Question 3 of USLI’s “Risk Background” section asks, “3. Please list the regulatory or compliance frameworks you are compliant with (such as HIPAA, HITECH, PCI-DSS, SOX, etc.):”

Each carrier can seek documentation of compliance with HIPAA. The most common form of documentation requested and submitted is the results of a recent security risk analysis. A HIPAA Security Risk Analysis requires HIPAA covered entities and business associates to “Conduct an accurate and thorough assessment of the potential risks and vulnerabilities to the confidentiality, integrity, and availability of electronic protected health information held by the covered entity or business associate.”

Read Your Policy

When a policy is issued, the policy language will state the insured’s requirements for coverage to remain in effect. Suppose the policy requires a business to be HIPAA compliant at all times. In that case, the defense of “I didn’t know I was supposed to be HIPAA compliant” is no defense at all – coverage for a cyber incident can be denied. The failure of this defense highlights an important legal concept: the law may not require someone to act, but once the person takes action, they must take on the responsibilities that flow from taking action.

As of 2022, no state or federal law requires a business to purchase cyber liability insurance. But, given the numerous types of cyberattacks to which a business is vulnerable and the rising costs of these attacks, having this insurance on hand can generate customer trust and goodwill, not to mention potentially saving a business from financial ruin.
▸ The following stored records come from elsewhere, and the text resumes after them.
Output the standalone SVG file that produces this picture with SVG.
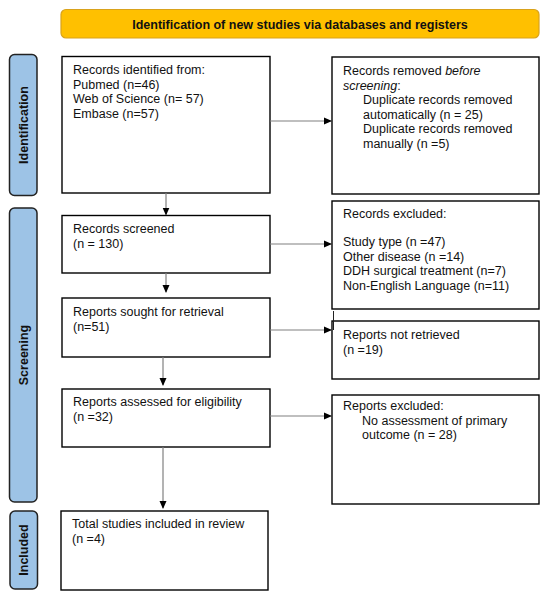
<svg xmlns="http://www.w3.org/2000/svg" width="550" height="600" viewBox="0 0 550 600">
<defs>
<marker id="ah" markerWidth="8" markerHeight="8" refX="7" refY="4" orient="auto" markerUnits="userSpaceOnUse">
<path d="M0,0.5 L8,4 L0,7.5 Z" fill="#000"/>
</marker>
<style>
.box{fill:#fff;stroke:#000;stroke-width:1.4}
.t{font-family:"Liberation Sans",Arial,sans-serif;font-size:12.5px;fill:#111}
.side{fill:#9DC3E6;stroke:#222;stroke-width:1.5}
.st{font-family:"Liberation Sans",Arial,sans-serif;font-size:12.5px;font-weight:bold;fill:#111}
.c{stroke:#808080;stroke-width:1.2;fill:none}
</style>
</defs>
<rect width="550" height="600" fill="#fff"/>
<g id="header">
<rect x="61" y="9.5" width="478" height="28.5" rx="5" fill="#FFC000" stroke="#D9A21B" stroke-width="1.2"/>
<text class="st" x="300" y="28.5" text-anchor="middle">Identification of new studies via databases and registers</text>
</g>
<g id="lbl-identification">
<rect class="side" x="9.5" y="54.5" width="27.5" height="141" rx="5"/>
<text class="st" transform="translate(27.5,125) rotate(-90)" text-anchor="middle">Identification</text>
</g>
<g id="lbl-screening">
<rect class="side" x="9.5" y="208" width="27.5" height="294" rx="5"/>
<text class="st" transform="translate(27.5,355) rotate(-90)" text-anchor="middle">Screening</text>
</g>
<g id="lbl-included">
<rect class="side" x="10" y="511" width="27.5" height="78" rx="5"/>
<text class="st" transform="translate(28,550) rotate(-90)" text-anchor="middle">Included</text>
</g>
<g id="records-identified">
<rect class="box" x="62" y="56.5" width="208" height="136.5"/>
<text class="t" x="73" y="74">Records identified from:</text>
<text class="t" x="73" y="88.5">Pubmed (n=46)</text>
<text class="t" x="73" y="103">Web of Science (n= 57)</text>
<text class="t" x="73" y="117.5">Embase (n=57)</text>
</g>
<g id="records-removed">
<rect class="box" x="332" y="57" width="207" height="137"/>
<text class="t" x="343" y="75">Records removed <tspan font-style="italic">before</tspan></text>
<text class="t" x="343" y="89.5"><tspan font-style="italic">screening</tspan>:</text>
<text class="t" x="363" y="104">Duplicate records removed</text>
<text class="t" x="363" y="118.5">automatically (n = 25)</text>
<text class="t" x="363" y="133">Duplicate records removed</text>
<text class="t" x="363" y="147.5">manually (n =5)</text>
</g>
<g id="records-screened">
<rect class="box" x="62" y="215.5" width="208" height="57.5"/>
<text class="t" x="73" y="233">Records screened</text>
<text class="t" x="73" y="247.5">(n = 130)</text>
</g>
<g id="records-excluded">
<rect class="box" x="332" y="201" width="207" height="108"/>
<text class="t" x="343" y="218">Records excluded:</text>
<text class="t" x="343" y="246">Study type (n =47)</text>
<text class="t" x="343" y="260.5">Other disease (n =14)</text>
<text class="t" x="343" y="275">DDH surgical treatment (n=7)</text>
<text class="t" x="343" y="289.5">Non-English Language (n=11)</text>
</g>
<g id="reports-sought">
<rect class="box" x="62" y="298" width="208" height="59"/>
<text class="t" x="73" y="316">Reports sought for retrieval</text>
<text class="t" x="73" y="330.5">(n=51)</text>
</g>
<g id="reports-not-retrieved">
<rect class="box" x="332" y="321" width="207" height="58"/>
<text class="t" x="343" y="339">Reports not retrieved</text>
<text class="t" x="343" y="353.5">(n =19)</text>
</g>
<g id="reports-assessed">
<rect class="box" x="62" y="389" width="208" height="58"/>
<text class="t" x="73" y="406">Reports assessed for eligibility</text>
<text class="t" x="73" y="420.5">(n =32)</text>
</g>
<g id="reports-excluded">
<rect class="box" x="332" y="395" width="207" height="109"/>
<text class="t" x="343" y="410">Reports excluded:</text>
<text class="t" x="362" y="424.5">No assessment of primary</text>
<text class="t" x="362" y="438.5">outcome (n = 28)</text>
</g>
<g id="total-included">
<rect class="box" x="61" y="511" width="207" height="79"/>
<text class="t" x="72" y="528">Total studies included in review</text>
<text class="t" x="72" y="542.5">(n =4)</text>
</g>
<g id="connectors">
<line class="c" x1="166" y1="193" x2="166" y2="214.5" marker-end="url(#ah)"/>
<line class="c" x1="166" y1="273" x2="166" y2="292" marker-end="url(#ah)"/>
<line class="c" x1="163" y1="357" x2="163" y2="385" marker-end="url(#ah)"/>
<line class="c" x1="163" y1="447" x2="163" y2="508" marker-end="url(#ah)"/>
<line class="c" x1="270" y1="121" x2="331" y2="121" marker-end="url(#ah)"/>
<line class="c" x1="270" y1="244" x2="331" y2="244" marker-end="url(#ah)"/>
<line class="c" x1="270" y1="330" x2="331" y2="330" marker-end="url(#ah)"/>
<line class="c" x1="270" y1="416" x2="331" y2="416" marker-end="url(#ah)"/>
<line x1="333.5" y1="311" x2="333.5" y2="330" stroke="#222" stroke-width="1"/>
</g>
</svg>
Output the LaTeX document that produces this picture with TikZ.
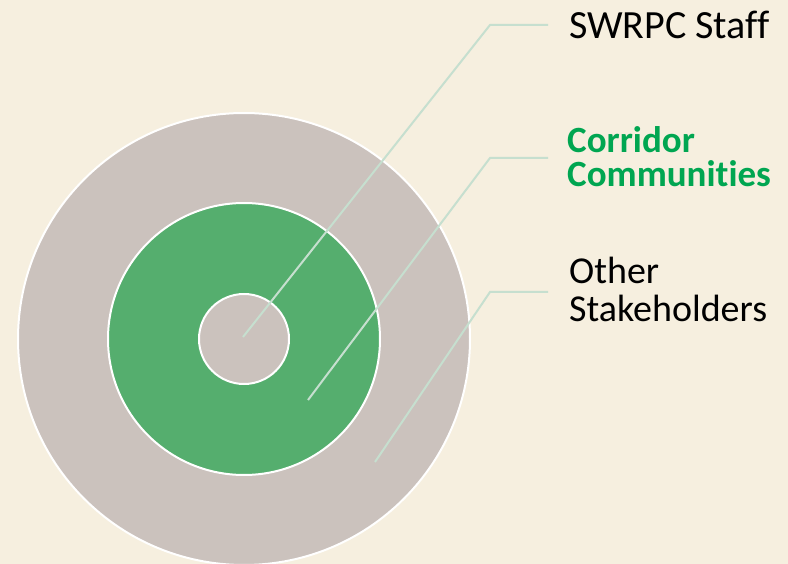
\documentclass[tikz,border=0pt]{standalone}
\usepackage{fontspec}
\setmainfont[Ligatures=NoCommon]{Carlito}
\usepackage{xcolor}
\definecolor{paper}{HTML}{F6EFDF}
\definecolor{ringgray}{HTML}{CBC2BD}
\definecolor{ringgreen}{HTML}{55AE6E}
\definecolor{leadergreen}{HTML}{C6DFCF}
\definecolor{labelgreen}{HTML}{00A651}

\begin{document}
\begin{tikzpicture}[x=1pt,y=-1pt,
            ring/.style={draw=white, line width=2pt},
            leader/.style={draw=leadergreen, line width=2pt},
            lbl/.style={anchor=west, inner sep=0pt, align=left}]
        \useasboundingbox (0,0) rectangle (788,564);
        \fill[paper] (0,0) rectangle (788,564);
        \clip (0,0) rectangle (788,564);

        \coordinate (c) at (244,339);
        \filldraw[ring, fill=ringgray] (c) circle (226);
        \filldraw[ring, fill=ringgreen] (c) circle (136);
        \filldraw[ring, fill=ringgray] (c) circle (45);

        \node[lbl, font=\fontsize{40}{38}\selectfont] (staff) at (569,25) {SWRPC Staff};
        \node[lbl, font=\fontsize{37}{34}\selectfont\bfseries, text=labelgreen] (corr) at (567,157) {Corridor\\Communities};
        \node[lbl, font=\fontsize{38}{38}\selectfont] (other) at (569,289) {Other\\Stakeholders};

        \coordinate (p1) at (243,337);
        \coordinate (p2) at (308,400);
        \coordinate (p3) at (375,462);
        \coordinate (k1) at (490,25);
        \coordinate (k2) at (490,158);
        \coordinate (k3) at (490,292);
        \coordinate (e1) at (548,25);
        \coordinate (e2) at (548,158);
        \coordinate (e3) at (548,292);

        \draw[leader] (p1) -- (k1) -- (e1);
        \draw[leader] (p2) -- (k2) -- (e2);
        \draw[leader] (p3) -- (k3) -- (e3);
\end{tikzpicture}
\end{document}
Although the law does not require purchase of a policy, once a business applies for and purchases the policy, the business must comply with the application instructions and policy terms. This compliance might require the company to do something it was under no obligation to do had it not purchased the insurance. If HIPAA compliance is required to purchase and maintain a policy, the policyholder must comply to maintain coverage. While HIPAA applies to covered entities and business associates, a business that is neither one of these that voluntarily agrees to comply with HIPAA to maintain insurance must honor that agreement. If the business fails to, it is not HHS that will come after the business. Instead, the business has breached the contract – and the insurer can cancel the contract as a result, regardless of whether HIPAA actually applied to the business. The obligation to enter the contract is voluntary; if you don’t want to incur additional legal responsibilities, your remedy is to not agree in the first place.

Why Can an Insurer Cancel My Coverage?

If an insured falsely states during the questionnaire process, or once it is covered, that it has a HIPAA compliance program in place, and a policy is issued (or renewed) based on these, the insured has committed misrepresentation. Misrepresentation of this one item is grounds for exclusion of coverage, denial of coverage, and/or cancellation of the entire policy.  If an insured does not actually have a HIPAA compliance program in place when a potentially covered incident takes place, the insurer can exclude or disclaim coverage. To exclude coverage is to deny it outright. To disclaim coverage is to state that the coverage exists, but the insured failed to comply with a condition required for the coverage to kick in. An insured that misrepresents its HIPAA compliance status can also have its policy canceled outright: misrepresentation is a breach that entitles an insurer to terminate an agreement.

Many factors must be considered before purchasing cyber liability insurance. Once you apply and once you buy, though, there is one constant obligation: to read what you are signing, to mean what you say, and to be able to back up your words with documentation.  This will keep your data – and your reputation – safe.